Phil Gingrey: Raptor crucial to maintaining air dominance 

Published: 01/23/2008 

Phil Gingrey  

The future of American air dominance is manufactured right here in Marietta.

Thanks to the hard work of nearly 3,000 Cobb County and broader Metro Atlanta area residents - as well as nearly 25,000 other Americans in 44 states - Lockheed's F-22A Raptor has allowed the U.S. to achieve battle-space dominance through uncompromised performance, both air-to-air and air-to-ground.

In recognition of this, the Air Force has repeatedly stated that it needs a minimum of 381 F-22s in order to ensure air supremacy decades into the future. The Air Force also believes this is the minimum number necessary to replace hundreds of decades-old F-15 aircraft, a fleet which has recently been grounded due to lingering safety concerns following the loss of an aircraft in 2007 due to structural failure.

The Department of Defense, however, has only authorized the procurement of 183 of these vastly superior F-22 fighters. In fact, the DOD is considering ceasing production of the Raptor altogether following completion of the current multi-year procurement contract. Under this scenario, production line shutdown activities would begin later this fall.

Concerns with the F-15 fleet notwithstanding, this conclusion is even more troubling when considering that the DOD is several years away from full-rate procurement of the F-35 Joint Strike Fighter, resulting in a critical gap in our nation's air capability.

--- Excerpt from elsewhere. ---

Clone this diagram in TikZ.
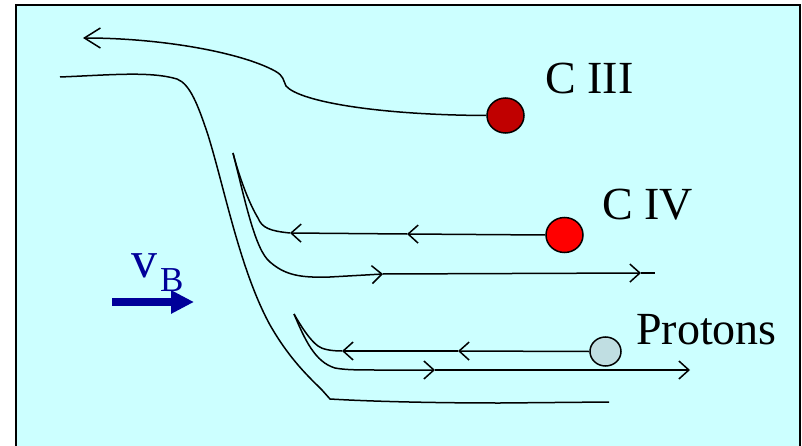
\documentclass[tikz,border=0pt]{standalone}
\usepackage{fontspec}
\setmainfont{Liberation Serif}
\usetikzlibrary{arrows.meta,shapes.geometric}
\definecolor{bgcyan}{RGB}{204,255,255}
\definecolor{dkred}{RGB}{192,0,0}
\definecolor{brred}{RGB}{255,0,0}
\definecolor{protgray}{RGB}{192,222,226}
\definecolor{vblue}{RGB}{0,0,153}
\tikzset{
  flow/.style={line width=1.5pt, black},
  barb/.style={flow, -{Straight Barb[length=10pt,width=18pt,line width=1.5pt]}},
  bigbarb/.style={flow, -{Straight Barb[length=16pt,width=20pt,line width=1.5pt]}},
  ion/.style={ellipse, draw=black, line width=1.5pt, inner sep=0pt},
  lab/.style={font=\fontsize{46}{50}\selectfont, inner sep=0pt, anchor=base west},
}
\begin{document}
\begin{tikzpicture}[x=1pt,y=-1pt]
\useasboundingbox (0,0) rectangle (802,446);
\fill[white] (0,0) rectangle (802,446);
\fill[bgcyan] (16,5) rectangle (800,446);
\draw[line width=2pt] (16,446) -- (16,5) -- (800,5) -- (800,446);

% ions
\node[ion, fill=dkred, minimum width=37pt, minimum height=35pt] (ciii) at (505.5,115.5) {};
\node[ion, fill=brred, minimum width=37pt, minimum height=35pt] (civ) at (564.5,235) {};
\node[ion, fill=protgray, minimum width=31pt, minimum height=29pt] (prot) at (605.5,351.5) {};

% labels
\node[lab] (lciii) at (545,94) {C III};
\node[lab] (lciv) at (602,220) {C IV};
\node[lab] (lprot) at (636,344) {Protons};

% C III trajectory
\draw[bigbarb] (ciii.west) .. controls (380,115) and (300,102) .. (286,86)
  .. controls (283,80) and (284,76) .. (275,71)
  .. controls (240,52) and (160,38) .. (83,38);

% outer boundary
\coordinate (b0) at (60,77);
\coordinate (b1) at (609,402);
\draw[flow] (b0) .. controls (110,75) and (150,71) .. (177,79)
  .. controls (190,84) and (198,105) .. (208,135)
  .. controls (225,190) and (240,270) .. (270,325)
  .. controls (290,360) and (310,378) .. (322,390)
  -- (330,399) .. controls (380,402) and (450,403) .. (500,403) -- (b1);

% C IV trajectories
\coordinate (s1) at (233,153);
\coordinate (c1) at (407,234);
\coordinate (c2) at (290,233);
\coordinate (c3) at (383,274);
\coordinate (c4) at (641,273);
\coordinate (c5) at (655,273);
\draw[barb] (civ.west) -- (c1);
\draw[barb] (c1) -- (c2);
\draw[flow] (c2) .. controls (270,231) and (262,228) .. (258,218)
  .. controls (250,205) and (240,180) .. (s1);
\draw[barb] (s1) .. controls (245,200) and (255,250) .. (270,262)
  .. controls (285,275) and (300,278) .. (330,277) -- (c3);
\draw[barb] (c3) -- (c4);
\draw[flow] (c4) -- (c5);

% Proton trajectories
\coordinate (s2) at (294,314);
\coordinate (p1) at (458,351);
\coordinate (p2) at (342,351);
\coordinate (p3) at (435,370);
\coordinate (p4) at (690,370);
\draw[barb] (prot.west) -- (p1);
\draw[barb] (p1) -- (p2);
\draw[flow] (p2) .. controls (330,351) and (322,349) .. (318,346)
  .. controls (310,340) and (302,328) .. (s2);
\draw[barb] (s2) .. controls (305,340) and (315,362) .. (335,368)
  .. controls (345,370) and (360,370) .. (380,370) -- (p3);
\draw[barb] (p3) -- (p4);

% v_B
\node[font=\fontsize{52}{56}\selectfont, text=vblue, inner sep=0pt, anchor=base west] (vv) at (131,277) {v};
\node[font=\fontsize{35}{40}\selectfont, text=vblue, inner sep=0pt, anchor=base west] (vb) at (160,291) {B};
\coordinate (va) at (112,302);
\coordinate (vz) at (194,302);
\draw[vblue, line width=8pt, -{Triangle[length=23pt,width=22pt]}] (va) -- (vz);
\end{tikzpicture}
\end{document}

During the years between F-22 line closure and JSF procurement, we know that potentially unfriendly nations such as China and Russia will continue developing Raptor-like fighters that will threaten our air superiority.

The U.S. simply cannot maintain its status as a superpower in the skies and protect our airspace if we continue to rely upon an aging fighter force while our adversaries build newer, more capable aircraft.

I disagree with the DOD's proposed course of action, as does the Air Force. I have written a letter - signed by nearly 70 Members of the House of Representatives - to Secretary of Defense Robert Gates, urging him to take my concerns, and the recommendations of the Air Force, under advisement.

My letter encourages the DOD to continue with procurement of the Raptor by including sufficient funds in the Fiscal Year 2009 Budget to allow for the production of at least another lot of 20 planes.

While the future of the F-22 will be clearer once the President's budget request is revealed to Congress in early February, Deputy Secretary of Defense Gordon England has suggested in recent days that the DOD may opt to seek approval to procure an additional four F-22 aircraft as part of the Fiscal Year 2009 Global War on Terror Supplemental Budget Request.

As a result, some are suggesting that this will satisfy my concerns and further keep the production line open once the current multi-year contract expires. Neither suggestion is true. Without including funds for long-lead advanced procurement of parts and supplies in the Fiscal Year 2009 budget, it will make it difficult to continue with production once the orders already on the books are satisfied. And, at current production rates, the four additional aircraft cited by Secretary England will only amount to two months of work on the line.

Many of our most highly decorated military veterans believe that Americans, still war-weary from our current conflicts, will be reluctant to support injecting ground troops into battle for many years to come, instead preferring to project power from the air and sea. The decisions made by the DOD today will determine whether we have adequate resources tomorrow to effect this outcome.

It is therefore critical we heed the calls of the Air Force - and DOD's own independent studies - to continue with procurement of the F-22 beyond the current multi-year contract.

U.S. Rep. Phil Gingrey (R-Marietta) represents the 11th Congressional District in Congress.